Why? "Because I had an Achilles' heel. Lee Trevino said that all great players have an Achilles' heel, but Tiger seems to have none. So if you put the longevity question aside for the moment, you have to say it is fantastic what Tiger is doing. He is doing something that nobody else has ever done before, winning major tournaments like they are club medals, your weekly stablefords."

In this stream of astonishing facility, this growing conviction that the ancient mysteries of golf have been unravelled, one by one, by the 26-year-old from southern California, there is inevitably the point of head-to-head comparison with Nicklaus.

Watson is ready to draw the line, saying: "If you look at Jack, I think his only shortcoming was his short game. He was a wonderful putter. When he had to make a putt, he made the putt. I don't think anybody has ever been better at that, but his play around the greens was not the best. Tiger has that dimension of greatness around the greens; he is right up there among the best, just wonderful. So if you compare the two I think they're very similar with the exception of that one little Achilles' heel that Jack had."

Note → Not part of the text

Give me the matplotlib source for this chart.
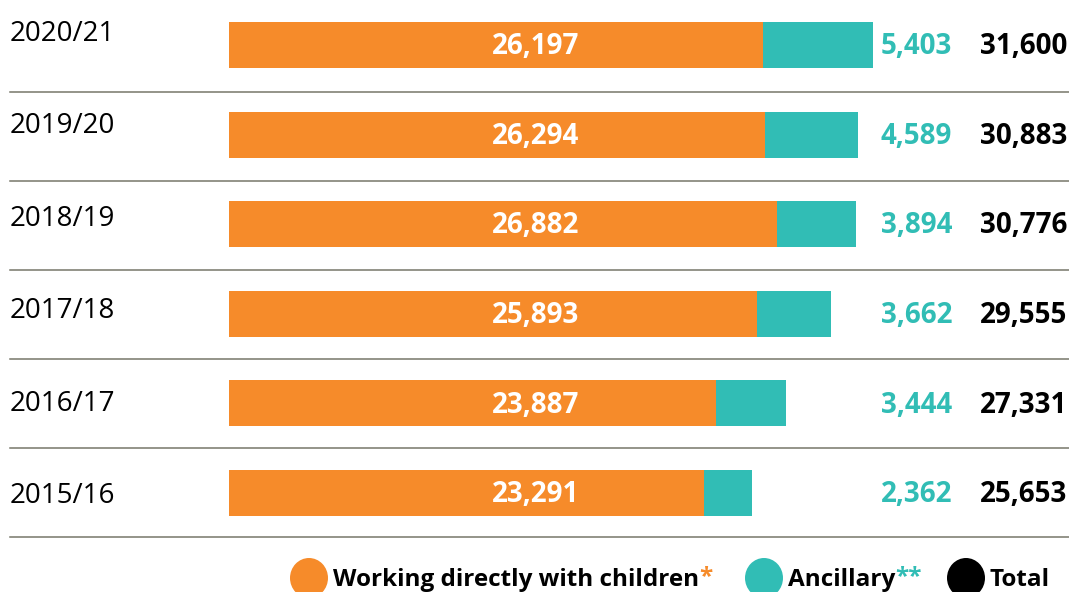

If Nicklaus feels pain at Watson's revision of the league table of golfing greatness, he may be equally unenthusiastic about his old rival's dismissal of his argument that Woods is currently lacking the test of genuine competition. "If was 25 now, and facing the problem of Tiger, I would be doing what the rest of the kids are doing out here, trying to get stronger, working out, improving their flexibility. When I was young the advice I always got was to watch and play with the great players. If I had the chance to play with Jack or watch Sam Snead swing I always took it. The kids today are giving it their best shot. They are trying to emulate Tiger. It is not so easy."

No one is feeling the pressure of it more acutely than Phil Mickelson, the world No 2, who yesterday was revealing a new approach to links golf which he hopes might just bring him a breakthrough in the majors. He says that he did not take personally Nicklaus's blanket criticism of Woods' challengers, but you didn't didn't have to be a master of decoding to understand that he too was consigning the great man to an honoured but not supreme place in the annals of golf.

"Jack Nicklaus didn't mention my name," says Mickelson, "but I certainly know he was referring to the top players and I would include myself in that number. But no, it didn't bother me. I feel it's been difficult for him to equate how he played the majors 30 years ago with how they are being played today. His style is no longer effective. As I've mentioned before, I've tried to play much the same way that was so successful for him in 18 majors by just keeping myself in the tournament and let the others make the mistakes.

"That just doesn't apply to the game any more. So you have to look at a different style to win majors, a more attacking, aggressive style. You have to do this knowing that you are competing against somebody who doesn't make mistakes."

Neither Tom Watson nor Phil Mickelson have quite got round to saying it, but there is really no diluting of an awful truth. It is that Jack Nicklaus has paid a high price for opening an argument in which he lacked the power to win. He is, more than ever it seems, locked into a corner of golfing history. Where he sits, like the rest of golf, at the whim and the disposal of Tiger Woods.